The Map Fields section allows you to be sure that each column in your CSV or TSV file is being matched to the correct column in your Socrata dataset. When you click on the Map Fields button, a new window appears that will show you a list of the column headers in your CSV or TSV and it will try to guess how you would like those columns matched to the columns in your dataset. If you need to re-map the columns or ignore a column, you can do so by using that column’s corresponding drop down menu.
Manage Synthetic Location Columns
If you have a geocoded location column in your Socrata dataset, DataSync will give you an option to Manage Synthetic Columns which will appear at the bottom of the Map Fields window. To create a synthetic location, you will need to be sure you have the correct data:
- U.S. street address AND Zip Code (must be accompanied with one of the following to accurately geocode)
- Zip Code (can be geocoded individually)
- City (must be accompanied by at least the zip code or state)
- State (can be geocoded individually)
- Latitude and Longitude (can be included in individual columns or a single column)
- If you have one of the above combinations of data, you can click on the Manage Synthetic Columns option, then you can select the location column from your dataset that you’d like to configure. Then using the drop-down menus, select the columns from your CSV or TSV that you’d like to combine to create the geocoded location column.

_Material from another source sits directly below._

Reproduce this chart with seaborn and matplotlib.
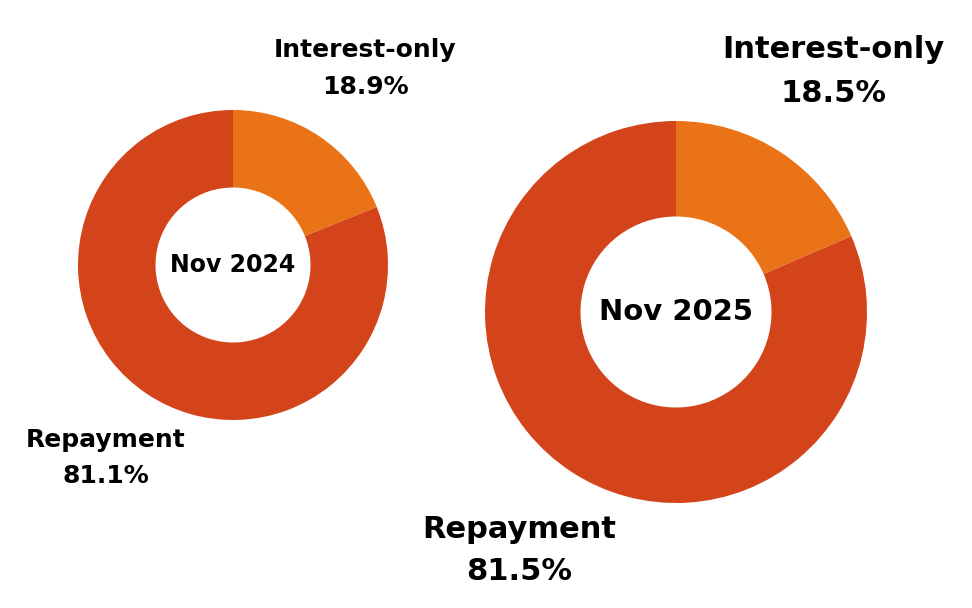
import matplotlib
matplotlib.use("Agg")
import matplotlib.pyplot as plt
import seaborn as sns

# ── Data ─────────────────────────────────────────────────────────────
periods = ["Nov 2024", "Nov 2025"]
categories = ["Interest-only", "Repayment"]
interest_only = [18.9, 18.5]
repayment = [81.1, 81.5]

colors = ["#EA7317", "#D4441B"]

sns.set_theme(style="white")
plt.rcParams["font.family"] = ["DejaVu Sans"]

W, H = 972, 608
fig = plt.figure(figsize=(W / 100, H / 100), dpi=100)
fig.patch.set_facecolor("white")

# donut placement in pixels: (cx, cy, radius), plus label sizes
layout = [
    dict(cx=233, cy=265, r=155, center_fs=17,
         top=(365, 50, 87), bottom=(106, 440, 476), label_fs=18),
    dict(cx=676, cy=312, r=191, center_fs=21,
         top=(833, 50, 93), bottom=(519, 530, 571), label_fs=22),
]


def fx(x):
    return x / W


def fy(y):
    return 1 - y / H


for i, (period, lay) in enumerate(zip(periods, layout)):
    r = lay["r"]
    ax = fig.add_axes([fx(lay["cx"] - r), fy(lay["cy"] + r), 2 * r / W, 2 * r / H])
    vals = [interest_only[i], repayment[i]]
    ax.pie(vals, colors=colors, startangle=90, counterclock=False,
           radius=1, wedgeprops=dict(width=0.5, edgecolor="none"))
    ax.set_xlim(-1, 1)
    ax.set_ylim(-1, 1)
    ax.set_aspect("equal")
    ax.axis("off")
    ax.text(0, 0, period, ha="center", va="center",
            fontsize=lay["center_fs"], fontweight="bold", color="black")

    fs = lay["label_fs"]
    tx, ty1, ty2 = lay["top"]
    fig.text(fx(tx), fy(ty1), categories[0], ha="center", va="center",
             fontsize=fs, fontweight="bold", color="black")
    fig.text(fx(tx), fy(ty2), f"{interest_only[i]:.1f}%", ha="center", va="center",
             fontsize=fs, fontweight="bold", color="black")
    bx, by1, by2 = lay["bottom"]
    fig.text(fx(bx), fy(by1), categories[1], ha="center", va="center",
             fontsize=fs, fontweight="bold", color="black")
    fig.text(fx(bx), fy(by2), f"{repayment[i]:.1f}%", ha="center", va="center",
             fontsize=fs, fontweight="bold", color="black")

fig.savefig("out.png", dpi=100, facecolor="white")
plt.close(fig)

Please note that you will need to configure the synthetic location in DataSync in the same way your Socrata dataset is configured. For example if your CSV or TSV contains a latitude and a longitude, but your Socrata dataset only contains a geocoded location column, 1) you’ll need to set up your synthetic location column AND 2) ignore the columns that are not included in your Socrata dataset from the drop-down menus in the Map Fields window.
Advanced Import Options
DataSync uses JODA timestamp format to import your date and time columns correctly from your data file into your Socrata dataset. The default timestamp settings are currently: ISO8601,MM/dd/yy,MM/dd/yyyy,dd-MMM-yyyy,MM/dd/yyyy HH:mm:ss a Z,MM/dd/yyyy hh:mm:ss a.

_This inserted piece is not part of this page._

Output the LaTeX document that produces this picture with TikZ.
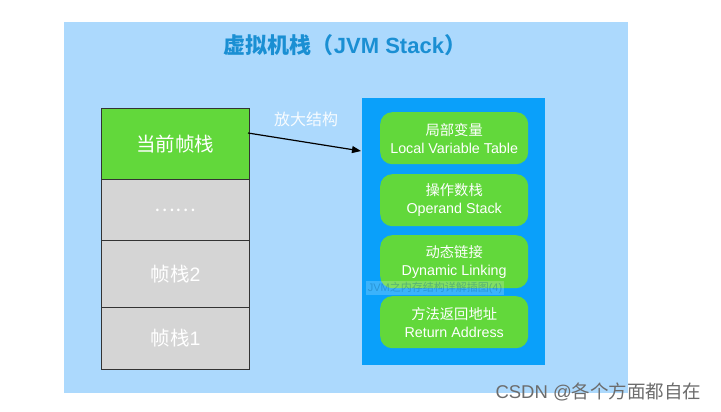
\documentclass[tikz,border=0pt]{standalone}
\usepackage{fontspec}
\setmainfont{Liberation Sans}
\newfontfamily\cjk{Noto Sans CJK SC}
\usetikzlibrary{arrows.meta}
\definecolor{bgblue}{HTML}{ACD9FD}
\definecolor{boxblue}{HTML}{0AA0FA}
\definecolor{jgreen}{HTML}{62D83B}
\definecolor{jgray}{HTML}{D5D5D5}
\definecolor{titleblue}{HTML}{1A8FD3}
\definecolor{edge}{HTML}{333333}
\tikzset{
  stackbox/.style={draw=edge, line width=0.9pt, anchor=north west, inner sep=0pt,
    minimum width=148pt, text=white, font=\fontsize{19.5}{21}\selectfont},
  partbox/.style={fill=jgreen, rounded corners=12pt, anchor=north west, inner sep=0pt,
    minimum width=148pt, minimum height=52pt, text=white, align=center,
    font=\fontsize{14.3}{18}\selectfont},
}
\begin{document}
\begin{tikzpicture}[x=1pt,y=-1pt]
\useasboundingbox[fill=white] (0,0) rectangle (721,412);
\fill[bgblue] (64,22) rectangle (628,393);
\node[text=titleblue, font=\bfseries\fontsize{22}{24}\selectfont] (title) at (345,45) {{\cjk 虚拟机栈（}JVM Stack{\cjk ）}};
% left stack
\node[stackbox, fill=jgreen, minimum height=71pt] (cur) at (101,108) {\cjk 当前帧栈};
\node[stackbox, fill=jgray, minimum height=61pt] (dots) at (101,179) {\cjk ……};
\node[stackbox, fill=jgray, minimum height=67pt] (f2) at (101,240) {{\cjk 帧栈}2};
\node[stackbox, fill=jgray, minimum height=62pt] (f1) at (101,307) {{\cjk 帧栈}1};
% right frame
\node[fill=boxblue, anchor=north west, inner sep=0pt, minimum width=183pt, minimum height=267pt] (frame) at (362,98) {};
\node[partbox] (p1) at (380,112) {{\cjk 局部变量}\\Local Variable Table};
\node[partbox] (p2) at (380,174) {{\cjk 操作数栈}\\Operand Stack};
\node[partbox, minimum height=53pt] (p3) at (380,235) {{\cjk 动态链接}\\Dynamic Linking};
\node[partbox] (p4) at (380,296) {{\cjk 方法返回地址}\\Return Address};
% watermark in frame
\node[fill=white, fill opacity=0.2, text opacity=0.35, text=boxblue!60!black, inner sep=1.5pt, font=\fontsize{11}{12}\selectfont] (wm) at (435,288) {JVM{\cjk 之内存结构详解插图}(4)};
% arrow
\node[text=white!92!bgblue, font=\fontsize{16}{18}\selectfont] (lbl) at (306,119) {\cjk 放大结构};
\coordinate (as) at (248,133);
\coordinate (ae) at (361,151);
\draw[black, line width=1.2pt, -{Triangle[length=9pt,width=7pt]}] (as) -- (ae);
% csdn watermark
\node[text=gray!85!black, font=\fontsize{18.5}{20}\selectfont, anchor=west] (csdn) at (492,392) {CSDN @{\cjk 各个方面都自在}};
\end{tikzpicture}
\end{document}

Please note that it the different time and date formats should be comma separated but there should not be spaces between the entries.
The timestamp in your data file needs to match one of the formats listed in that field. If the timestamp in your data file does not match one of these options, you can simply type in the correct format, separated from the previous formats with a comma. The acceptable characters are listed in JODA's documentation. Typical characters used are:
If your date/time reads 07/31/14 the corresponding JODA format would be MM/dd/yy
If your date/time reads 07/31/2014 01:52:33 AM the corresponding JODA format would be MM/dd/yyyy hh:mm:ss a (12 hour day with am/pm designation).

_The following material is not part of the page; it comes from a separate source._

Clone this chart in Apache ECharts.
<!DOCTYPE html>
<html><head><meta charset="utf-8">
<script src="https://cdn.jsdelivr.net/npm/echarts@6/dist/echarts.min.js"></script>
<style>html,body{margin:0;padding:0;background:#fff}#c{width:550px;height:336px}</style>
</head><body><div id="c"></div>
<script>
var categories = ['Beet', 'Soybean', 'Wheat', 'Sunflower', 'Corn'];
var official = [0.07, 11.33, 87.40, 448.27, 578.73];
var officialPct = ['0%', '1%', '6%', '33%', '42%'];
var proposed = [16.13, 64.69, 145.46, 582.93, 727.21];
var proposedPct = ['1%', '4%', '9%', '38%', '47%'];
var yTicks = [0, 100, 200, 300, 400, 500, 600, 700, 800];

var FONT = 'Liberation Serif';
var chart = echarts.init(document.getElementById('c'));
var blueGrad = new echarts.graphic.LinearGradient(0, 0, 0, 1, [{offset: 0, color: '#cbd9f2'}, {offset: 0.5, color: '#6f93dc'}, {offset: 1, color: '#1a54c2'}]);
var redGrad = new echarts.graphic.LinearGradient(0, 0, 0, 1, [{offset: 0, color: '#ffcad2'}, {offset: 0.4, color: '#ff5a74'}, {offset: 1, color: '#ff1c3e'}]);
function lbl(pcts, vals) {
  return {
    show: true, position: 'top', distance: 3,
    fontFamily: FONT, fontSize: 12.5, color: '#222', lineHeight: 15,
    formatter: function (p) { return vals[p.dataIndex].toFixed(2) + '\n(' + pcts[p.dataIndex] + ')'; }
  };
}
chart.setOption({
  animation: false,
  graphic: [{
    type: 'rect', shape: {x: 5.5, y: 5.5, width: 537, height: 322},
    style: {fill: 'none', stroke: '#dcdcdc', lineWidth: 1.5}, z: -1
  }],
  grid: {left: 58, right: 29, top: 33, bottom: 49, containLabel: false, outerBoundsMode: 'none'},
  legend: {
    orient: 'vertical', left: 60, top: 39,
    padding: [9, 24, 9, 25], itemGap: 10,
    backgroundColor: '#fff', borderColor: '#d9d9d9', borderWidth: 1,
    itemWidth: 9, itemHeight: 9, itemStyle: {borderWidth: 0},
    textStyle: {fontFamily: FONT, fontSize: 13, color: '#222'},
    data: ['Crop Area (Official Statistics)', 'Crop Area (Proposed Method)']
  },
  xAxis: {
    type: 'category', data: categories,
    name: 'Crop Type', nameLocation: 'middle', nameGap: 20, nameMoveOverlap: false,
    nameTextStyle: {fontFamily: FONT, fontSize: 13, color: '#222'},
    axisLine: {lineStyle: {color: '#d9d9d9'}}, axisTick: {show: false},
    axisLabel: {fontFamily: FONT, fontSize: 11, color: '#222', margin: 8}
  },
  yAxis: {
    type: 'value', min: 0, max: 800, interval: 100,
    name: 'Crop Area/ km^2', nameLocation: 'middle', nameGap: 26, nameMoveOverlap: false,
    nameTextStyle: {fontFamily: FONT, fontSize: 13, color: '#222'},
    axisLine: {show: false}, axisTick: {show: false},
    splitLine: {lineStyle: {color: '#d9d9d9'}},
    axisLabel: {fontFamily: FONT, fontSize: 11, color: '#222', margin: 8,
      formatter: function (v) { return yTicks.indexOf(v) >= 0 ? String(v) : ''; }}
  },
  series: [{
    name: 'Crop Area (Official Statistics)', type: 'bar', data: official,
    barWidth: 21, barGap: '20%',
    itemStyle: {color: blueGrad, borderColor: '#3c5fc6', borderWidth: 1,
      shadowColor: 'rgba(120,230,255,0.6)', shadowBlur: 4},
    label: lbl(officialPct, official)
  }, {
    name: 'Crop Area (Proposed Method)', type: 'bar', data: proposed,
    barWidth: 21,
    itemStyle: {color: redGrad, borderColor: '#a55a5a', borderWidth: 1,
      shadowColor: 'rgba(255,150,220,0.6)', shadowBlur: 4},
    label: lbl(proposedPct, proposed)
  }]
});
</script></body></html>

If your date/time reads 07/31/2014 01:52:33 the corresponding JODA format would be MM/dd/yyyy HH:mm:ss (24 hour day, no am/pm character needed).
If your date/time reads 31/07/14 the corresponding JODA format would be dd/MM/yy (note the days come before the month, a commonly used format internationally)
A separator is whatever character is used to separate the different fields in your data file. If your data file is a CSV, this will most likely be a comma (,). If your data file is a TSV, this will be a tab stop character (/t). When you add your file to the DataSync user interface, it will read the file extension and include the default separator for whichever file type you’re using. If for some reason your file uses an alternate separator character (for example, a semi-colon), you’ll need to change this field to represent whichever separator is used in your file.
This character is used to quote values which contain the separator character. Separators between quotes will be treated as part of the value. Typical values are "\"" for double-quotes, "'" for single-quotes and "\u0000" for no quote character.
By default, DataSync uses utf-8 encoding to read data. This format is compatible with nearly all data, but there are many other acceptable encoding formats, which can be found here.
Rows to skip
The default setting will be to skip 1 row of data because the first row of data will normally be the column header. If you do not have a header row, 1) you will need to de-select 'Has header row', and 2) change the number of rows to skip to 0.
This is used to specify the escape character. The default setting will be to leave this field blank. If your data uses an escape character, this will typically be "\\", a single backslash.
The default timezone will be UTC, but you can change this setting to specify the timezone according to the formats listed here: http://joda-time.sourceforge.net/timezones.html. This setting will only have an effect on Date & Time (with timezone) columns.
**Please note that you should not use the 3-letter abbreviations (ie: MST which can mean Mountain Standard Time or Malaysia Standard Time)
Empty Text is Null
This should be kept as the default with the box checked. If this is unchecked, every empty string will be viewed as a change to your dataset, slowing down the upsert time considerably.
Use Socrata Geocoding
This setting is only relevant if your dataset contains a location column. If you are not providing the latitude and longitude in the synthetic location (for example, you provide a U.S. street address and a city), check the box. If you are providing the latitude and longitude in the synthetic location, uncheck the box.